Data entries
****************
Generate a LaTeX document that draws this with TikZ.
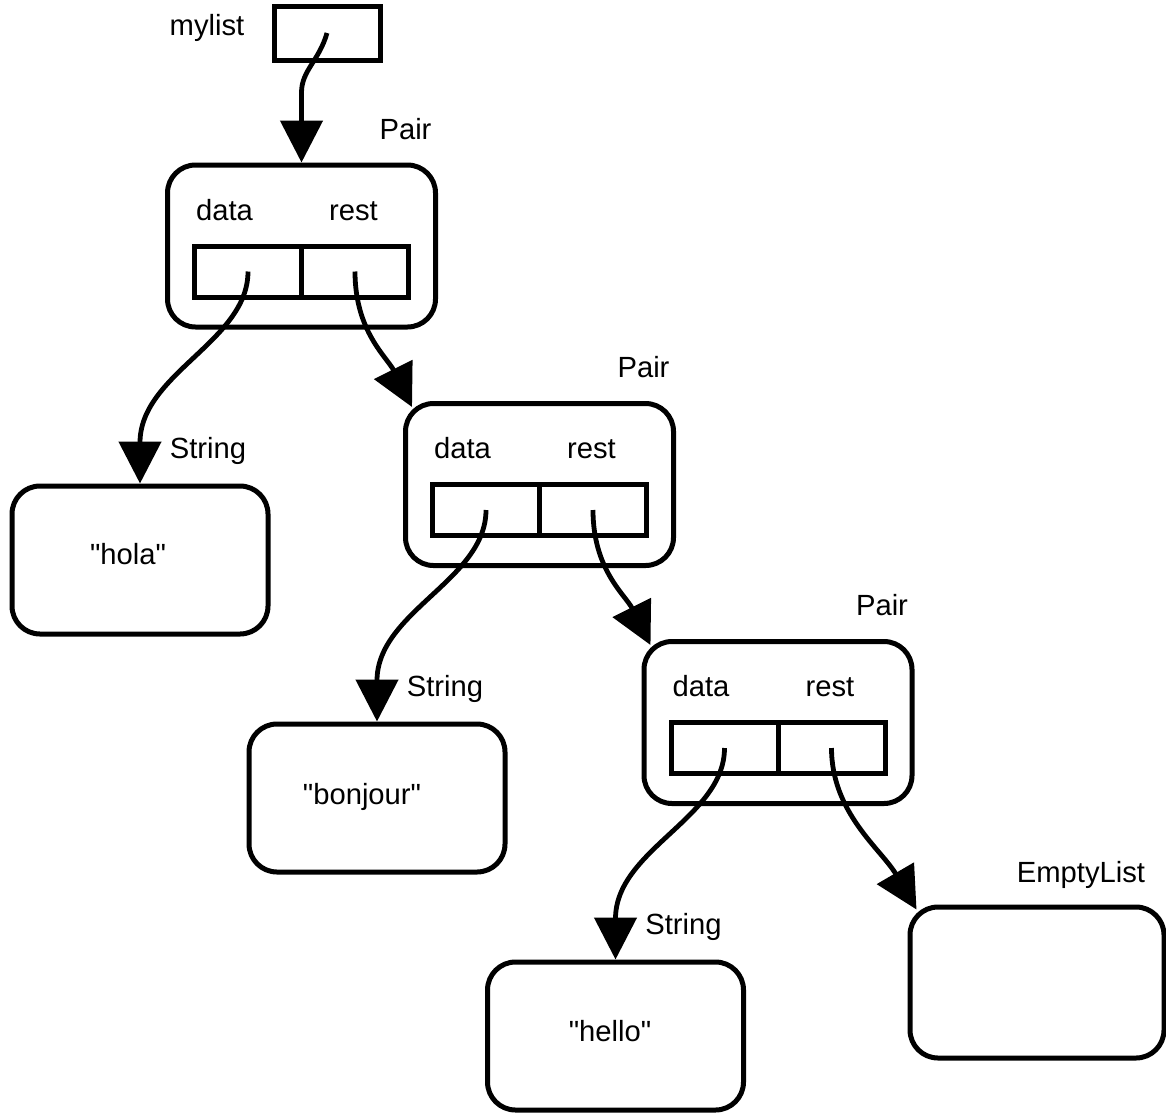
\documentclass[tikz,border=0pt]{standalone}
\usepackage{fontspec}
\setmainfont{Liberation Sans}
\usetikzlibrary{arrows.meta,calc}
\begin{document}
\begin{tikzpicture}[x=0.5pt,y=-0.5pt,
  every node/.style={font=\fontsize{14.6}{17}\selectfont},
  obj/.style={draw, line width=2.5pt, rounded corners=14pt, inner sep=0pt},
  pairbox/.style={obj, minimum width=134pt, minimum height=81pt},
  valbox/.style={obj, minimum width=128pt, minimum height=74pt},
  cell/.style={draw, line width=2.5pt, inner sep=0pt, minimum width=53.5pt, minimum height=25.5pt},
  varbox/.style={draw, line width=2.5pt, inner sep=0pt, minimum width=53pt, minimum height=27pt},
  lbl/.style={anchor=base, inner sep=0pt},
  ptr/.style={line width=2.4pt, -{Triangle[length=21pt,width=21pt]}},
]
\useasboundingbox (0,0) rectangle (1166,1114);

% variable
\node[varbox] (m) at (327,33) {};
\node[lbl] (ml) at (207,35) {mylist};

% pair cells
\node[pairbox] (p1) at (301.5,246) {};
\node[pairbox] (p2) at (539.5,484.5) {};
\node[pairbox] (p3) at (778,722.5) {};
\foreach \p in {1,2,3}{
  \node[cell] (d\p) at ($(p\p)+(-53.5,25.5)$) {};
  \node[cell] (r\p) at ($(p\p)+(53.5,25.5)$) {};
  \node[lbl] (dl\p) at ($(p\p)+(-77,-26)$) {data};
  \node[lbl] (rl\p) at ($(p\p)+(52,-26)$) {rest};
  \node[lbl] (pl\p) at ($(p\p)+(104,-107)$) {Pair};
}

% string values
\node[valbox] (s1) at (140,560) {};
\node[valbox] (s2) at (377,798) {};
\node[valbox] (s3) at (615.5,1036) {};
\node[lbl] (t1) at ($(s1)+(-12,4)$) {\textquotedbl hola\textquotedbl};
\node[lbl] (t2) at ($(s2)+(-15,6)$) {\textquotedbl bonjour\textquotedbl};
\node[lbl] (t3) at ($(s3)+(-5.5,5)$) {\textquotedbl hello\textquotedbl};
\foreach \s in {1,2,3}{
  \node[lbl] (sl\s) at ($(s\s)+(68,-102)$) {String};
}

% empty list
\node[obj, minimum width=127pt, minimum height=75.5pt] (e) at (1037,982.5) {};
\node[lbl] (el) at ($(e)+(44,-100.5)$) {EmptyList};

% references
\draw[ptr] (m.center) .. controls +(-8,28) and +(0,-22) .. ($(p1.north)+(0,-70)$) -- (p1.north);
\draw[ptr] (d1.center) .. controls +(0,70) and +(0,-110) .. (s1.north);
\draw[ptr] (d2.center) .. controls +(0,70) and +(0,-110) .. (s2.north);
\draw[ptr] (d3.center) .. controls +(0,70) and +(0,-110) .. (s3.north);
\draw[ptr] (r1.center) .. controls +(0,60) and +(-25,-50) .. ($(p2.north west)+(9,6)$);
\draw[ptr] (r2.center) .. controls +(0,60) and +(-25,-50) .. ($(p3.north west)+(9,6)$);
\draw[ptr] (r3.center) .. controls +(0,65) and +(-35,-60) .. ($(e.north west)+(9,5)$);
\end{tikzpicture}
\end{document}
****************
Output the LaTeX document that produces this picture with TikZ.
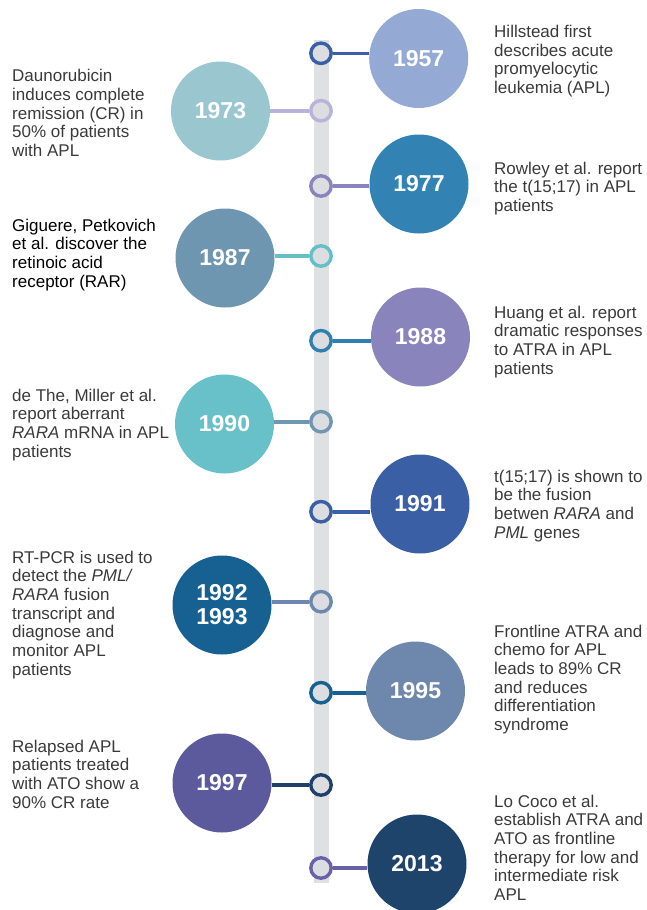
****************
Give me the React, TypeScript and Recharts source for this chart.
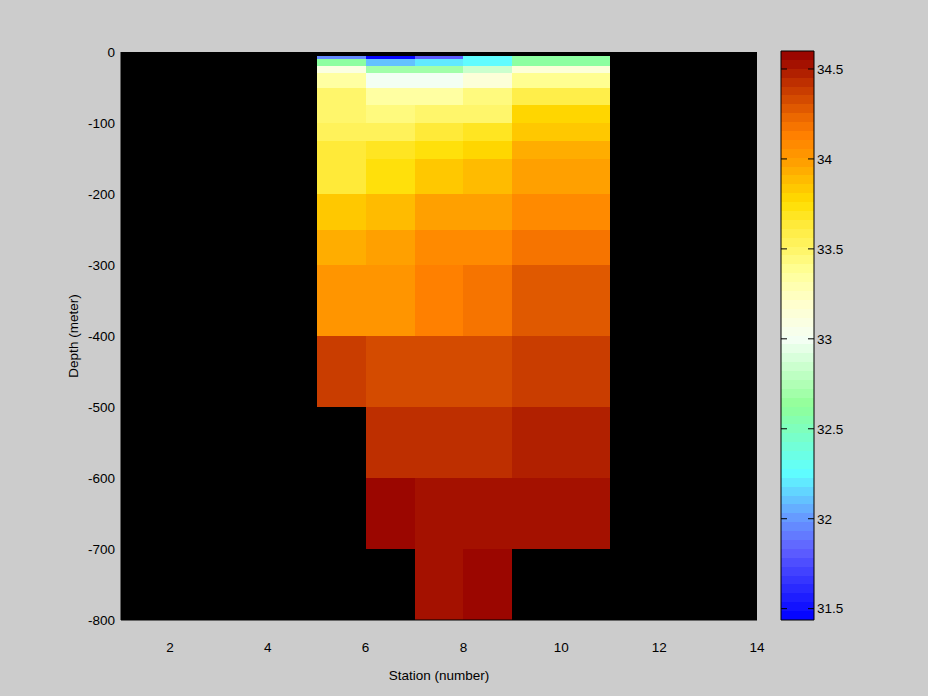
****************
Stated exercise
Look above for the line with "Generate a LaTeX" and copy exactly from it through the line with "(el) at ($(e)+(44,-100.5)$)", both included. Omit the pictures.

Complete response
Generate a LaTeX document that draws this with TikZ.
\documentclass[tikz,border=0pt]{standalone}
\usepackage{fontspec}
\setmainfont{Liberation Sans}
\usetikzlibrary{arrows.meta,calc}
\begin{document}
\begin{tikzpicture}[x=0.5pt,y=-0.5pt,
  every node/.style={font=\fontsize{14.6}{17}\selectfont},
  obj/.style={draw, line width=2.5pt, rounded corners=14pt, inner sep=0pt},
  pairbox/.style={obj, minimum width=134pt, minimum height=81pt},
  valbox/.style={obj, minimum width=128pt, minimum height=74pt},
  cell/.style={draw, line width=2.5pt, inner sep=0pt, minimum width=53.5pt, minimum height=25.5pt},
  varbox/.style={draw, line width=2.5pt, inner sep=0pt, minimum width=53pt, minimum height=27pt},
  lbl/.style={anchor=base, inner sep=0pt},
  ptr/.style={line width=2.4pt, -{Triangle[length=21pt,width=21pt]}},
]
\useasboundingbox (0,0) rectangle (1166,1114);

% variable
\node[varbox] (m) at (327,33) {};
\node[lbl] (ml) at (207,35) {mylist};

% pair cells
\node[pairbox] (p1) at (301.5,246) {};
\node[pairbox] (p2) at (539.5,484.5) {};
\node[pairbox] (p3) at (778,722.5) {};
\foreach \p in {1,2,3}{
  \node[cell] (d\p) at ($(p\p)+(-53.5,25.5)$) {};
  \node[cell] (r\p) at ($(p\p)+(53.5,25.5)$) {};
  \node[lbl] (dl\p) at ($(p\p)+(-77,-26)$) {data};
  \node[lbl] (rl\p) at ($(p\p)+(52,-26)$) {rest};
  \node[lbl] (pl\p) at ($(p\p)+(104,-107)$) {Pair};
}

% string values
\node[valbox] (s1) at (140,560) {};
\node[valbox] (s2) at (377,798) {};
\node[valbox] (s3) at (615.5,1036) {};
\node[lbl] (t1) at ($(s1)+(-12,4)$) {\textquotedbl hola\textquotedbl};
\node[lbl] (t2) at ($(s2)+(-15,6)$) {\textquotedbl bonjour\textquotedbl};
\node[lbl] (t3) at ($(s3)+(-5.5,5)$) {\textquotedbl hello\textquotedbl};
\foreach \s in {1,2,3}{
  \node[lbl] (sl\s) at ($(s\s)+(68,-102)$) {String};
}

% empty list
\node[obj, minimum width=127pt, minimum height=75.5pt] (e) at (1037,982.5) {};
\node[lbl] (el) at ($(e)+(44,-100.5)$) {EmptyList};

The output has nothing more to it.